:: Given material ::
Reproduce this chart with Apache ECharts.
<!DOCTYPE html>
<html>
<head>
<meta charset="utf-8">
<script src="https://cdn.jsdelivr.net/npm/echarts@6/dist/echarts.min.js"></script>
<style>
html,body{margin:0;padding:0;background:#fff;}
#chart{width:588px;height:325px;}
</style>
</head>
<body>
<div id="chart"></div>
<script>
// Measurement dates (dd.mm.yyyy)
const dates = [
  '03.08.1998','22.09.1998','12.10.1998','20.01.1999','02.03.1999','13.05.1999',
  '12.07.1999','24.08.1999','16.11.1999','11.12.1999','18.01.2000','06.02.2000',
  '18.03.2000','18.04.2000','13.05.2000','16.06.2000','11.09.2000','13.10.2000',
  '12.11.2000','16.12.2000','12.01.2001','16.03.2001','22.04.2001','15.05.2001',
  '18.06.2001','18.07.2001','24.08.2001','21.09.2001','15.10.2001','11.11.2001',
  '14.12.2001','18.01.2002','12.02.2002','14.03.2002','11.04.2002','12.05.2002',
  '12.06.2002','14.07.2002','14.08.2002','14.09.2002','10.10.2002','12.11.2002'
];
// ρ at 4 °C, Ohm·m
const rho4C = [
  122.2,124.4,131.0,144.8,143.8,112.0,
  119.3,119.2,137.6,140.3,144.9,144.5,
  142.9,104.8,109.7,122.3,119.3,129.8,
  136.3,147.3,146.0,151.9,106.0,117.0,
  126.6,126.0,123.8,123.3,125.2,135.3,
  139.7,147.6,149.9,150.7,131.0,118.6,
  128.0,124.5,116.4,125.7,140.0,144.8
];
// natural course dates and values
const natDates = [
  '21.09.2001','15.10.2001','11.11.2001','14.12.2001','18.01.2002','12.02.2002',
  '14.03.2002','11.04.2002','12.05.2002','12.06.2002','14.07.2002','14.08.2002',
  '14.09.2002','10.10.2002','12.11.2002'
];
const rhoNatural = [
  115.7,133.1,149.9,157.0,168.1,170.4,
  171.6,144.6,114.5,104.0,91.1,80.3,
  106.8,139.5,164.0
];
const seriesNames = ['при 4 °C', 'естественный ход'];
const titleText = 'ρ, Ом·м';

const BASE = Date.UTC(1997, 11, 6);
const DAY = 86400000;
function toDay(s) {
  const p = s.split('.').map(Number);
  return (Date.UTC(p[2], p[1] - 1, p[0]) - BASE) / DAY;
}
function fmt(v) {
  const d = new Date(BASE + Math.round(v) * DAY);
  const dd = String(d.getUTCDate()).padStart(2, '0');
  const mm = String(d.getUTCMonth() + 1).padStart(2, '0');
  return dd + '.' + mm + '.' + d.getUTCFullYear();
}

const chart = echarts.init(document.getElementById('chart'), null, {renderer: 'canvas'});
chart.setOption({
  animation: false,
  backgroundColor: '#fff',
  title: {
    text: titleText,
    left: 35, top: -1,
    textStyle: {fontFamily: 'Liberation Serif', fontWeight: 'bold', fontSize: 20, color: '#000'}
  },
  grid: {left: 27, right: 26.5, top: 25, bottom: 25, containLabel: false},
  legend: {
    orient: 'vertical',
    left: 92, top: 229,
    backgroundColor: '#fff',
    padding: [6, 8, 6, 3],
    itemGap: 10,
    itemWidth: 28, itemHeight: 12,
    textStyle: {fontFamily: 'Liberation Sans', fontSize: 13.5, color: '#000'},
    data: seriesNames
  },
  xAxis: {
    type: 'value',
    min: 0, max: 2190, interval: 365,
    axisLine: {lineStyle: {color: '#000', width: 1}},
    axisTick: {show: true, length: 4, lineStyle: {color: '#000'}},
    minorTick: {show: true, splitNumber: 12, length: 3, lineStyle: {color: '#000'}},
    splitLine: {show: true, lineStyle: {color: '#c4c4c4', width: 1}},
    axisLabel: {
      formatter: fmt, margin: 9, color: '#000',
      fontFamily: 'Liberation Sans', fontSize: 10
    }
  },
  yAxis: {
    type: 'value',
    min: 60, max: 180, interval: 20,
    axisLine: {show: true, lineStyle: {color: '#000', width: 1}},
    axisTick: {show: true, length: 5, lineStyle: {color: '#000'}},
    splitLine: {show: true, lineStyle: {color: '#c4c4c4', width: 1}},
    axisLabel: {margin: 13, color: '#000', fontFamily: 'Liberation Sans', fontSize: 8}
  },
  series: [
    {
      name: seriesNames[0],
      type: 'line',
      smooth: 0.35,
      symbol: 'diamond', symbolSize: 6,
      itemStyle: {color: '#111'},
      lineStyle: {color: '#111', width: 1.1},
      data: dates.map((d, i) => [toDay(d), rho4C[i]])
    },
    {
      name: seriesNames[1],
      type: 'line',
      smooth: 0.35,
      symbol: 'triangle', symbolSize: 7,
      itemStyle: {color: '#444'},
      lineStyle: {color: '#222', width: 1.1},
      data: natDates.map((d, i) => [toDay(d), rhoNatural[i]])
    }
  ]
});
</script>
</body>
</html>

:: Goal of the exercise ::
Take the material above and return all of it exactly.

:: Answer to this task ::
Reproduce this chart with Apache ECharts.
<!DOCTYPE html>
<html>
<head>
<meta charset="utf-8">
<script src="https://cdn.jsdelivr.net/npm/echarts@6/dist/echarts.min.js"></script>
<style>
html,body{margin:0;padding:0;background:#fff;}
#chart{width:588px;height:325px;}
</style>
</head>
<body>
<div id="chart"></div>
<script>
// Measurement dates (dd.mm.yyyy)
const dates = [
  '03.08.1998','22.09.1998','12.10.1998','20.01.1999','02.03.1999','13.05.1999',
  '12.07.1999','24.08.1999','16.11.1999','11.12.1999','18.01.2000','06.02.2000',
  '18.03.2000','18.04.2000','13.05.2000','16.06.2000','11.09.2000','13.10.2000',
  '12.11.2000','16.12.2000','12.01.2001','16.03.2001','22.04.2001','15.05.2001',
  '18.06.2001','18.07.2001','24.08.2001','21.09.2001','15.10.2001','11.11.2001',
  '14.12.2001','18.01.2002','12.02.2002','14.03.2002','11.04.2002','12.05.2002',
  '12.06.2002','14.07.2002','14.08.2002','14.09.2002','10.10.2002','12.11.2002'
];
// ρ at 4 °C, Ohm·m
const rho4C = [
  122.2,124.4,131.0,144.8,143.8,112.0,
  119.3,119.2,137.6,140.3,144.9,144.5,
  142.9,104.8,109.7,122.3,119.3,129.8,
  136.3,147.3,146.0,151.9,106.0,117.0,
  126.6,126.0,123.8,123.3,125.2,135.3,
  139.7,147.6,149.9,150.7,131.0,118.6,
  128.0,124.5,116.4,125.7,140.0,144.8
];
// natural course dates and values
const natDates = [
  '21.09.2001','15.10.2001','11.11.2001','14.12.2001','18.01.2002','12.02.2002',
  '14.03.2002','11.04.2002','12.05.2002','12.06.2002','14.07.2002','14.08.2002',
  '14.09.2002','10.10.2002','12.11.2002'
];
const rhoNatural = [
  115.7,133.1,149.9,157.0,168.1,170.4,
  171.6,144.6,114.5,104.0,91.1,80.3,
  106.8,139.5,164.0
];
const seriesNames = ['при 4 °C', 'естественный ход'];
const titleText = 'ρ, Ом·м';

const BASE = Date.UTC(1997, 11, 6);
const DAY = 86400000;
function toDay(s) {
  const p = s.split('.').map(Number);
  return (Date.UTC(p[2], p[1] - 1, p[0]) - BASE) / DAY;
}
function fmt(v) {
  const d = new Date(BASE + Math.round(v) * DAY);
  const dd = String(d.getUTCDate()).padStart(2, '0');
  const mm = String(d.getUTCMonth() + 1).padStart(2, '0');
  return dd + '.' + mm + '.' + d.getUTCFullYear();
}

const chart = echarts.init(document.getElementById('chart'), null, {renderer: 'canvas'});
chart.setOption({
  animation: false,
  backgroundColor: '#fff',
  title: {
    text: titleText,
    left: 35, top: -1,
    textStyle: {fontFamily: 'Liberation Serif', fontWeight: 'bold', fontSize: 20, color: '#000'}
  },
  grid: {left: 27, right: 26.5, top: 25, bottom: 25, containLabel: false},
  legend: {
    orient: 'vertical',
    left: 92, top: 229,
    backgroundColor: '#fff',
    padding: [6, 8, 6, 3],
    itemGap: 10,
    itemWidth: 28, itemHeight: 12,
    textStyle: {fontFamily: 'Liberation Sans', fontSize: 13.5, color: '#000'},
    data: seriesNames
  },
  xAxis: {
    type: 'value',
    min: 0, max: 2190, interval: 365,
    axisLine: {lineStyle: {color: '#000', width: 1}},
    axisTick: {show: true, length: 4, lineStyle: {color: '#000'}},
    minorTick: {show: true, splitNumber: 12, length: 3, lineStyle: {color: '#000'}},
    splitLine: {show: true, lineStyle: {color: '#c4c4c4', width: 1}},
    axisLabel: {
      formatter: fmt, margin: 9, color: '#000',
      fontFamily: 'Liberation Sans', fontSize: 10
    }
  },
  yAxis: {
    type: 'value',
    min: 60, max: 180, interval: 20,
    axisLine: {show: true, lineStyle: {color: '#000', width: 1}},
    axisTick: {show: true, length: 5, lineStyle: {color: '#000'}},
    splitLine: {show: true, lineStyle: {color: '#c4c4c4', width: 1}},
    axisLabel: {margin: 13, color: '#000', fontFamily: 'Liberation Sans', fontSize: 8}
  },
  series: [
    {
      name: seriesNames[0],
      type: 'line',
      smooth: 0.35,
      symbol: 'diamond', symbolSize: 6,
      itemStyle: {color: '#111'},
      lineStyle: {color: '#111', width: 1.1},
      data: dates.map((d, i) => [toDay(d), rho4C[i]])
    },
    {
      name: seriesNames[1],
      type: 'line',
      smooth: 0.35,
      symbol: 'triangle', symbolSize: 7,
      itemStyle: {color: '#444'},
      lineStyle: {color: '#222', width: 1.1},
      data: natDates.map((d, i) => [toDay(d), rhoNatural[i]])
    }
  ]
});
</script>
</body>
</html>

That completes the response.